RE: Political Typography

Impressively well-written post, Nathan!

Here's an interesting blog post by Michael Tomasky that appeared in The Guardian which comments on, among other things, the Democratic proclivity towards san-serif typefaces and the Republican fondness for serifs. He too comments on the political history of typography in Germany, and though he doesn't touch upon the great Fraktur debate specifically, he does make mention that under Hitler's regime modern san-serifs like Futura were dismissed as being "Jewish inventions."

After reading this, I saw the tendency for san-serif type to be linked to progressiveness... the mortal enemy of all things fascist. Curiosity for the veracity of this theory led me to an excellent article by another Nathan (Francis, not Rosen) appearing on the InstantShift web development site. Here, Francis discusses how certain typographic milestones have contributed to various political events and cultural identities. He talks about Johnston Sans, the typeface developed for the London Underground in 1913 by Edward Johnston:


On the eve of the Great War in Europe, Germans were making great design innovations. British designers and politicians became concerned that elements of the new German style would infiltrate their own graphic arts in a form of subtle cultural invasion. Johnston's block typeface was a reaction against that, with it's clean geometric forms drawn directly from the stone-cut Roman Letters of Trajan's Column, itself a symbol of imperialist strength and fortitude.

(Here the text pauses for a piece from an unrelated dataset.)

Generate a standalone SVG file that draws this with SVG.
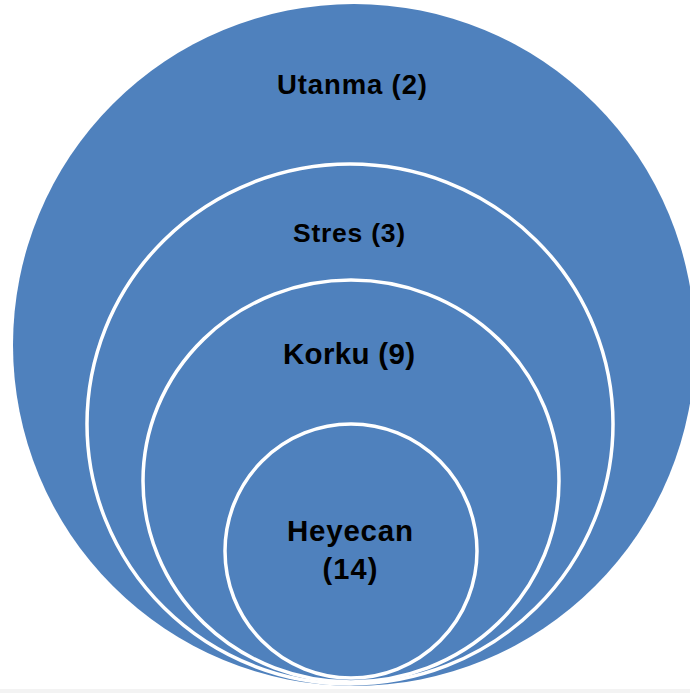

Francis continues by discussing Paul Renner, the typographer, artist, and author who developed Futura. He was exiled from his own country during the Third Reich, a regime responsible for eradicating cultural innovation of every and all kinds. In Type 1 here at UB, I made a poster devoted to him, in part because I found his proto-Futura letterforms so fascinating:


Renner was close friends with fellow typographer, Jan Tschichold, who wrote The New Typography in 1928. Together, they maintained the need for a clear, unadorned san-serif for improved legibility, one modeled after Russian Constructivism. Unfortuately, this allusion to their communist neighbors to the east made Renner and Tschichold easy targets for the German nationalists, who quickly labeled them Bolshevists. In what Francis describes as a "an act of moral courage that staggers belief," Renner expressed his displeasure at Nazi racism and prejudice by publishing the booklet "Kultur-Bolschewismus?" ("Cultural Bolshevism?"). Soon after, Tschichold and his wife were detained in a concentration camp (luckily both were soon released and fled to Switzerland), and Renner was removed from his teaching post and placed in internal exile. Thankfully, Renner continued living and working until his death in 1956, and Futura long outlasted the Fascist regime and the war.

Francis continues with his linkage of san-serif faces with important political shifts: Helvetica and post-war global economics, Gotham and Barak Obama's campaign of change and hope. This trend is interesting, and it leaves me with a question: are the political implications of serif vs san-serif faces strictly contextual? Is it only a matter of new vs classic? Change vs status quo? Or is there something in the very shape and design of the letterforms that speaks to a particular ethos?